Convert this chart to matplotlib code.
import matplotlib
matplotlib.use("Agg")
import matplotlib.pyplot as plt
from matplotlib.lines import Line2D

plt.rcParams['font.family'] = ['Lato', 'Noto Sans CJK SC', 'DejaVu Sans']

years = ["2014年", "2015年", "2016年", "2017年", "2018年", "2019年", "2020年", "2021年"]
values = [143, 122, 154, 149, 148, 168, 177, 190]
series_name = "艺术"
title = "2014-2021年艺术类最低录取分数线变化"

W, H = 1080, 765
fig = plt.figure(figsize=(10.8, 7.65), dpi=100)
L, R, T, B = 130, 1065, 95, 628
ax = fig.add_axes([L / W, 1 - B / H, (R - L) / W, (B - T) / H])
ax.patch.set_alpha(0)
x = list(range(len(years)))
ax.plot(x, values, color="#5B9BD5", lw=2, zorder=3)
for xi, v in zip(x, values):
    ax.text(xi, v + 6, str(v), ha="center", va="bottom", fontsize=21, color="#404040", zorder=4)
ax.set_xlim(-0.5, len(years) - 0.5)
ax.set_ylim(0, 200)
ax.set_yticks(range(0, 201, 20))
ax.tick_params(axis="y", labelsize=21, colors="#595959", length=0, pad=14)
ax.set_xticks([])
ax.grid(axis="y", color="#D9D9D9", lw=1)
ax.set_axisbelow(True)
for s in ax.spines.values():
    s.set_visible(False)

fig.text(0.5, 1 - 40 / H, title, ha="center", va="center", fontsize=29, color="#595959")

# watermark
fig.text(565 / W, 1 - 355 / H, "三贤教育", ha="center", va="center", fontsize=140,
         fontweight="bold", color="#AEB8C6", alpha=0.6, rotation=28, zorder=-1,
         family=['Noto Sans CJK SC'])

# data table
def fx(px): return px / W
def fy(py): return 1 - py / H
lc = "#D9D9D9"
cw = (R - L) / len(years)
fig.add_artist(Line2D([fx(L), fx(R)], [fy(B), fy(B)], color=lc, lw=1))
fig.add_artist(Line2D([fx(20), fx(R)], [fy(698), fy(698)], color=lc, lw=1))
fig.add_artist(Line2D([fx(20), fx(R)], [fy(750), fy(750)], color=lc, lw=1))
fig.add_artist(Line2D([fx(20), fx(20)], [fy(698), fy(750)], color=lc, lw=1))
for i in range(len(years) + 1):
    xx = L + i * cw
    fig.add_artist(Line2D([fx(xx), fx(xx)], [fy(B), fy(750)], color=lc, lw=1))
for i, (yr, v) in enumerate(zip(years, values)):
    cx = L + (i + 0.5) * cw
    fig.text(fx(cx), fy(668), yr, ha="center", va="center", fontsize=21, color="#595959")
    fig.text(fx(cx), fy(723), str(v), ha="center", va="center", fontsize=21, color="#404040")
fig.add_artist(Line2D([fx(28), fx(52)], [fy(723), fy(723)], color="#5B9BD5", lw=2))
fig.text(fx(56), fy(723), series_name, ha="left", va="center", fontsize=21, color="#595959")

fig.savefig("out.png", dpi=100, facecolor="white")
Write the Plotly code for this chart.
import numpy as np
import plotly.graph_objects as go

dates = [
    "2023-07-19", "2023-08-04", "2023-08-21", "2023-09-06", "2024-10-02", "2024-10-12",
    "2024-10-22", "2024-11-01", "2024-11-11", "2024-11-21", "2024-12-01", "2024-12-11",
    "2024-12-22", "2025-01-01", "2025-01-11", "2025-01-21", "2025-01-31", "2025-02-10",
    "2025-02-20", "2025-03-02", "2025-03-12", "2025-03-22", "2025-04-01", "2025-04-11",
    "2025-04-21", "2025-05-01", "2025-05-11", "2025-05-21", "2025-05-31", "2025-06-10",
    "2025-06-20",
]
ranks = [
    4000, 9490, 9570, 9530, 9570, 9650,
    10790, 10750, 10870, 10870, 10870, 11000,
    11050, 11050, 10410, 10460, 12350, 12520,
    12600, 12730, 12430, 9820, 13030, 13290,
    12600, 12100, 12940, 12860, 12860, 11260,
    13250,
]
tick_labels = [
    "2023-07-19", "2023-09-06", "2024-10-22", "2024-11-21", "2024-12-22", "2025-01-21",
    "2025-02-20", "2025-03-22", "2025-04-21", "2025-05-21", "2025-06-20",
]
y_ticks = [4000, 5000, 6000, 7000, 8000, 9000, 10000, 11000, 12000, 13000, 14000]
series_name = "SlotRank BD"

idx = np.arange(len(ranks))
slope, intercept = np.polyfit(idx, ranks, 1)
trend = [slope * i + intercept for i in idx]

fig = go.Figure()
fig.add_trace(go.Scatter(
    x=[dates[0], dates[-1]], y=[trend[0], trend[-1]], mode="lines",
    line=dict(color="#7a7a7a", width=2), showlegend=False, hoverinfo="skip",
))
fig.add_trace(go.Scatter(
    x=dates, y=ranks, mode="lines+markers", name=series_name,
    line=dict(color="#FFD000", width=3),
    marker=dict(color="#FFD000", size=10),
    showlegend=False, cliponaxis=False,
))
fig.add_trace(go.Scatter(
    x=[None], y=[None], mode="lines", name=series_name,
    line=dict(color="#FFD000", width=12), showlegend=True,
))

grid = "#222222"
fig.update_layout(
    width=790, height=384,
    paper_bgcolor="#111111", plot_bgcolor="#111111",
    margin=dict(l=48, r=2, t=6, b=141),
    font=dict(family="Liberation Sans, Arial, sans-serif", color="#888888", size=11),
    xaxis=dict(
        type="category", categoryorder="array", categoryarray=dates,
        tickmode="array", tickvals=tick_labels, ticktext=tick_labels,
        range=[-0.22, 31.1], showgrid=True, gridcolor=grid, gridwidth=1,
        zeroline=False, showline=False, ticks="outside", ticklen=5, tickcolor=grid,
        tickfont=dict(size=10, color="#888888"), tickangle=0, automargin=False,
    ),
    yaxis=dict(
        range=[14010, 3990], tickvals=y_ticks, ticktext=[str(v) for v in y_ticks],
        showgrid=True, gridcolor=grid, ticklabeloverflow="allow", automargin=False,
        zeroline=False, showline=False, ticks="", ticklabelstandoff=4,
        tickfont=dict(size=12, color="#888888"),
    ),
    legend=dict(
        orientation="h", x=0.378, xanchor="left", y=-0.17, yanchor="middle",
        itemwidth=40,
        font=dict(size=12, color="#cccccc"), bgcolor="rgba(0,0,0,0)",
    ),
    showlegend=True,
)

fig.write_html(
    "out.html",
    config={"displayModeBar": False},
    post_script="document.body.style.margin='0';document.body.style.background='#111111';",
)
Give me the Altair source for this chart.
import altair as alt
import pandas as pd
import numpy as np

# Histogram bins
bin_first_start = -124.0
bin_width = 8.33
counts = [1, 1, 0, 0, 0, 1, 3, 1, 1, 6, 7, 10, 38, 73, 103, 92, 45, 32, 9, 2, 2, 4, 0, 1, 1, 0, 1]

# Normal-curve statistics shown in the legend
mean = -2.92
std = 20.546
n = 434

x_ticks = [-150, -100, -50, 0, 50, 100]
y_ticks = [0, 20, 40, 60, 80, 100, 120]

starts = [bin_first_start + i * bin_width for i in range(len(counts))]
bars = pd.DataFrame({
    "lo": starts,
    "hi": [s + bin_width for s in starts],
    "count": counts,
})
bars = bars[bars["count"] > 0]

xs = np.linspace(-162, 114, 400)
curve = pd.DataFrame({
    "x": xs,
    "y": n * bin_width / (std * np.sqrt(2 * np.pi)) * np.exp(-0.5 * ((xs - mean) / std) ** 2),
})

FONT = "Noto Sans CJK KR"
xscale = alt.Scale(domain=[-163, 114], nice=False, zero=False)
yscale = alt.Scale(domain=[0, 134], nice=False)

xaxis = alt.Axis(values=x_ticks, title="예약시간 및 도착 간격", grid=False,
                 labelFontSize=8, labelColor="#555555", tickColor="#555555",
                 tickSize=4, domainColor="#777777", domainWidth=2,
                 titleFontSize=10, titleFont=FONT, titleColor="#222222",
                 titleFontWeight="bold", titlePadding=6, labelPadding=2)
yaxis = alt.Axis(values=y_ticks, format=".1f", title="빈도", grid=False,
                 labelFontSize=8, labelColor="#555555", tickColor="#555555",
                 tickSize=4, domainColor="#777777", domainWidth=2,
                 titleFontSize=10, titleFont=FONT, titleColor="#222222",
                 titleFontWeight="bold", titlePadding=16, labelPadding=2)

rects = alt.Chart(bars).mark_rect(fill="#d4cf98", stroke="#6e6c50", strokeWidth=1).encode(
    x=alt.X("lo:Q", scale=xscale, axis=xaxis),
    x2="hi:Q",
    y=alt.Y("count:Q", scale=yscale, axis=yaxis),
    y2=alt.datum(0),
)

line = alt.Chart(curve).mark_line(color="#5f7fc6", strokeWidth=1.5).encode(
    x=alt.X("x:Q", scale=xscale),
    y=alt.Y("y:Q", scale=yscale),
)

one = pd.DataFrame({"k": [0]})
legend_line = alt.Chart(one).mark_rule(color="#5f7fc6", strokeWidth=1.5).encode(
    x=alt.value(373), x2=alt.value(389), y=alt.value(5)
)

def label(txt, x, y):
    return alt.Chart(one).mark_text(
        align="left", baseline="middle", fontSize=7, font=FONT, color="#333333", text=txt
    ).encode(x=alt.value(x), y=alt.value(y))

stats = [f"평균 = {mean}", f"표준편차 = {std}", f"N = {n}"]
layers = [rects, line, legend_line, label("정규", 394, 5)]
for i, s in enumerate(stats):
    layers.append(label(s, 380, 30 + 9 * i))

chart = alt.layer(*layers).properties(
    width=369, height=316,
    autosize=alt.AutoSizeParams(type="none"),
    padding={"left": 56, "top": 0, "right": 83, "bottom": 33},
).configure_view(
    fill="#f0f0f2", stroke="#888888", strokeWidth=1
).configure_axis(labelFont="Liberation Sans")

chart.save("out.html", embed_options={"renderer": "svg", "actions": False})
━━━━━━━━━━━━━━━━━━━━━━━━━━━━━━
### EXERCISE
Take every line containing the word "matplotlib" and copy it.

### ANSWER BELOW
Convert this chart to matplotlib code.
import matplotlib
matplotlib.use("Agg")
import matplotlib.pyplot as plt
from matplotlib.lines import Line2D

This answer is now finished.